* Directions for this task: Exactly the lines from the start of the data below through the line that contains "const barW = 54;" are to be copied, with pictures left out.

* Material for the task:

━━━━━━━━━━━━━━━━

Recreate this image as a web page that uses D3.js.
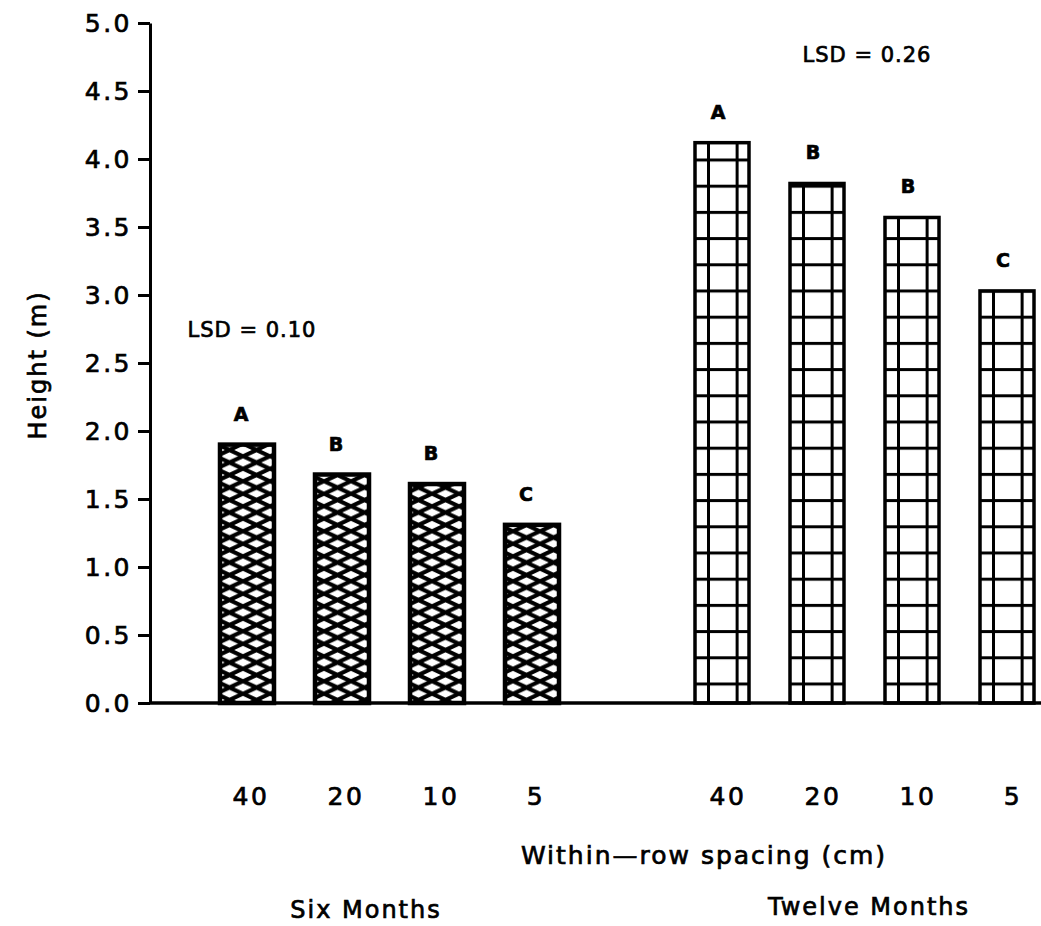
<!DOCTYPE html>
<html>
<head>
<meta charset="utf-8">
<script src="https://cdn.jsdelivr.net/npm/d3@7"></script>
<style>
body { margin: 0; background: #fff; }
text { font-family: "DejaVu Sans", sans-serif; fill: #000; stroke: #000; stroke-width: 0.7px; }
</style>
</head>
<body>
<div id="chart"></div>
<script>
const spacings = ["40", "20", "10", "5"];
const sixMonths = [1.9, 1.68, 1.61, 1.31];
const twelveMonths = [4.12, 3.82, 3.57, 3.03];
const sixLetters = ["A", "B", "B", "C"];
const twelveLetters = ["A", "B", "B", "C"];
const groupNames = ["Six Months", "Twelve Months"];
const lsdValues = ["0.10", "0.26"];
const yTicks = [0, 0.5, 1.0, 1.5, 2.0, 2.5, 3.0, 3.5, 4.0, 4.5, 5.0];

const width = 1041;
const height = 926;

const svg = d3.select("#chart")
    .append("svg")
    .attr("width", width)
    .attr("height", height);

const y = d3.scaleLinear().domain([0, 5]).range([703, 23]);
// 9 slots, slot 4 is the gap between the two groups
const x = d3.scalePoint().domain(d3.range(9)).range([247, 1007]);
const barW = 54;

// bars as one list
var bars = [];
sixMonths.forEach((v, i) => bars.push({group: 0, slot: i, value: v, letter: sixLetters[i], label: spacings[i]}));
twelveMonths.forEach((v, i) => bars.push({group: 1, slot: i + 5, value: v, letter: twelveLetters[i], label: spacings[i]}));

const defs = svg.append("defs");

// crosshatch for six months
const cross = defs.append("pattern")
    .attr("id", "cross")
    .attr("patternUnits", "userSpaceOnUse")
    .attr("width", 27)
    .attr("height", 12.5);
cross.append("path")
    .attr("d", "M0,6.25 L13.5,0 L27,6.25 L13.5,12.5 Z")
    .attr("fill", "none")
    .attr("stroke", "#000")
    .attr("stroke-width", 4);

// horizontal lines for twelve months
const grid = defs.append("pattern")
    .attr("id", "grid")
    .attr("patternUnits", "userSpaceOnUse")
    .attr("width", 20)
    .attr("height", 26.2)
    .attr("y", y(0) - 20.5);
grid.append("line")
    .attr("x1", 0).attr("x2", 20)
    .attr("y1", 1.5).attr("y2", 1.5)
    .attr("stroke", "#000")
    .attr("stroke-width", 3);

svg.selectAll("rect.bar")
    .data(bars)
    .enter()
    .append("rect")
    .attr("class", "bar")
    .attr("x", d => x(d.slot) - barW / 2)
    .attr("y", d => y(d.value))
    .attr("width", barW)
    .attr("height", d => y(0) - y(d.value))
    .attr("fill", d => d.group == 0 ? "url(#cross)" : "url(#grid)")
    .attr("stroke", "#000")
    .attr("stroke-width", d => d.group == 0 ? 4.5 : 3.5);

// vertical grid lines inside the twelve month bars
const twelveBars = bars.filter(d => d.group == 1);
[0.25, 0.78].forEach(f => {
    svg.selectAll(null)
        .data(twelveBars)
        .enter()
        .append("line")
        .attr("x1", d => x(d.slot) - barW / 2 + barW * f)
        .attr("x2", d => x(d.slot) - barW / 2 + barW * f)
        .attr("y1", d => y(d.value))
        .attr("y2", y(0))
        .attr("stroke", "#000")
        .attr("stroke-width", 3);
});

// significance letters
svg.selectAll("text.letter")
    .data(bars)
    .enter()
    .append("text")
    .attr("class", "letter")
    .attr("x", d => x(d.slot) + (d.group == 0 ? -6 : -4))
    .attr("y", d => y(d.value) - 24)
    .attr("text-anchor", "middle")
    .style("font-size", "19px")
    .style("font-weight", "bold")
    .text(d => d.letter);

// y axis
const yAxis = svg.append("g")
    .attr("transform", "translate(150,0)")
    .call(d3.axisLeft(y).tickValues(yTicks).tickFormat(d3.format(".1f")).tickSize(12).tickSizeOuter(0).tickPadding(6));
yAxis.select(".domain").attr("stroke-width", 3);
yAxis.selectAll(".tick line").attr("stroke-width", 3);
yAxis.selectAll(".tick text")
    .style("font-size", "25px")
    .style("letter-spacing", "2.5px")
    .attr("fill", "#000");

// x baseline
svg.append("line")
    .attr("x1", 150).attr("x2", width)
    .attr("y1", y(0)).attr("y2", y(0))
    .attr("stroke", "#000")
    .attr("stroke-width", 3.5);

// spacing labels
svg.selectAll("text.xlab")
    .data(bars)
    .enter()
    .append("text")
    .attr("class", "xlab")
    .attr("x", d => x(d.slot) + (d.group == 0 ? 4 : 6))
    .attr("y", 805)
    .attr("text-anchor", "middle")
    .style("font-size", "25px")
    .style("letter-spacing", "2.5px")
    .text(d => d.label);

svg.append("text")
    .attr("x", 704)
    .attr("y", 864)
    .attr("text-anchor", "middle")
    .style("font-size", "25px")
    .style("letter-spacing", "2px")
    .text("Within\u2014row spacing (cm)");

svg.append("text")
    .attr("x", 366)
    .attr("y", 918)
    .attr("text-anchor", "middle")
    .style("font-size", "24px")
    .style("letter-spacing", "2px")
    .text(groupNames[0]);

svg.append("text")
    .attr("x", 869)
    .attr("y", 915)
    .attr("text-anchor", "middle")
    .style("font-size", "24px")
    .style("letter-spacing", "2px")
    .text(groupNames[1]);

svg.append("text")
    .attr("transform", "translate(46,365) rotate(-90)")
    .attr("text-anchor", "middle")
    .style("font-size", "24px")
    .style("letter-spacing", "2px")
    .text("Height (m)");

svg.append("text")
    .attr("x", 252)
    .attr("y", 337)
    .attr("text-anchor", "middle")
    .style("font-size", "21px")
    .style("letter-spacing", "1px")
    .text("LSD = " + lsdValues[0]);

svg.append("text")
    .attr("x", 867)
    .attr("y", 62)
    .attr("text-anchor", "middle")
    .style("font-size", "21px")
    .style("letter-spacing", "1px")
    .text("LSD = " + lsdValues[1]);
</script>
</body>
</html>
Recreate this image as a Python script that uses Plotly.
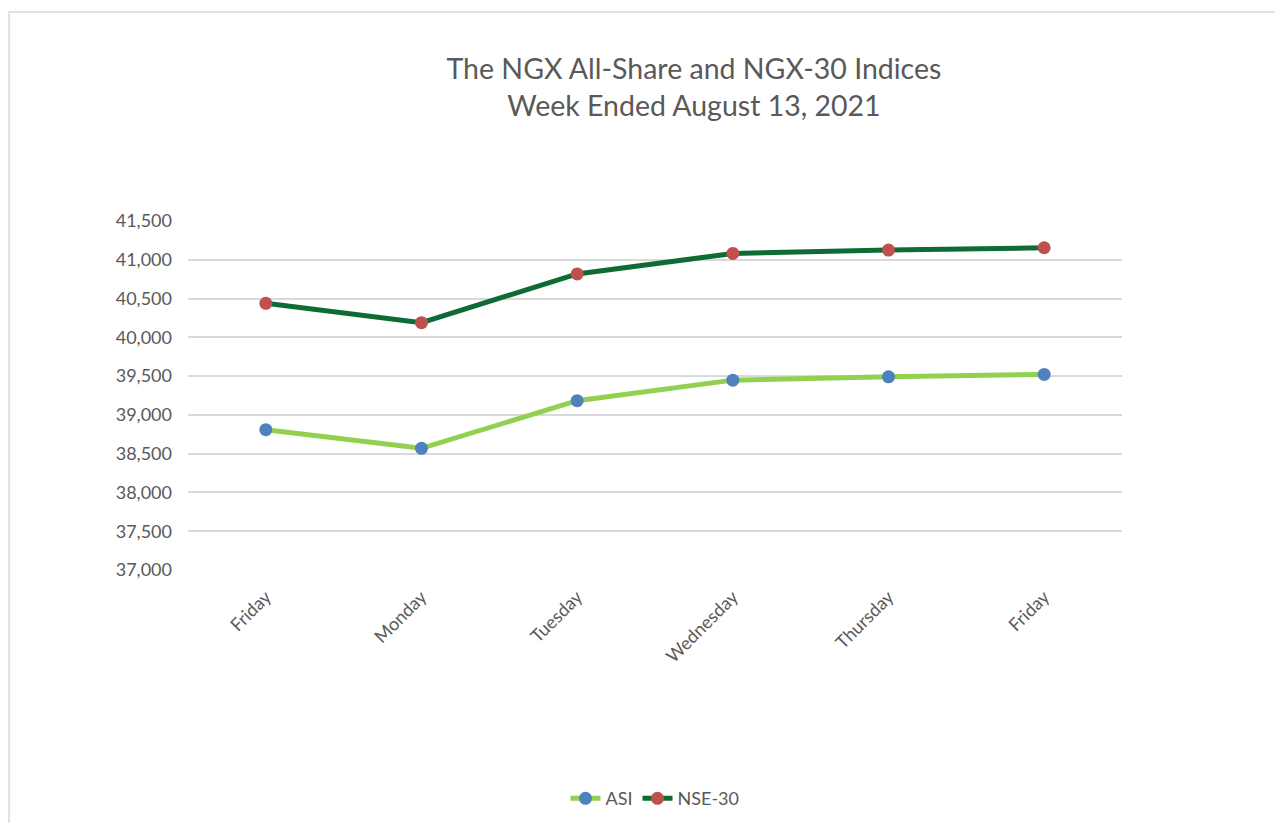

━━━━━━━━━━━━━━━━

* Solution below:
Recreate this image as a web page that uses D3.js.
<!DOCTYPE html>
<html>
<head>
<meta charset="utf-8">
<script src="https://cdn.jsdelivr.net/npm/d3@7"></script>
<style>
body { margin: 0; background: #fff; }
text { font-family: "DejaVu Sans", sans-serif; fill: #000; stroke: #000; stroke-width: 0.7px; }
</style>
</head>
<body>
<div id="chart"></div>
<script>
const spacings = ["40", "20", "10", "5"];
const sixMonths = [1.9, 1.68, 1.61, 1.31];
const twelveMonths = [4.12, 3.82, 3.57, 3.03];
const sixLetters = ["A", "B", "B", "C"];
const twelveLetters = ["A", "B", "B", "C"];
const groupNames = ["Six Months", "Twelve Months"];
const lsdValues = ["0.10", "0.26"];
const yTicks = [0, 0.5, 1.0, 1.5, 2.0, 2.5, 3.0, 3.5, 4.0, 4.5, 5.0];

const width = 1041;
const height = 926;

const svg = d3.select("#chart")
    .append("svg")
    .attr("width", width)
    .attr("height", height);

const y = d3.scaleLinear().domain([0, 5]).range([703, 23]);
// 9 slots, slot 4 is the gap between the two groups
const x = d3.scalePoint().domain(d3.range(9)).range([247, 1007]);
const barW = 54;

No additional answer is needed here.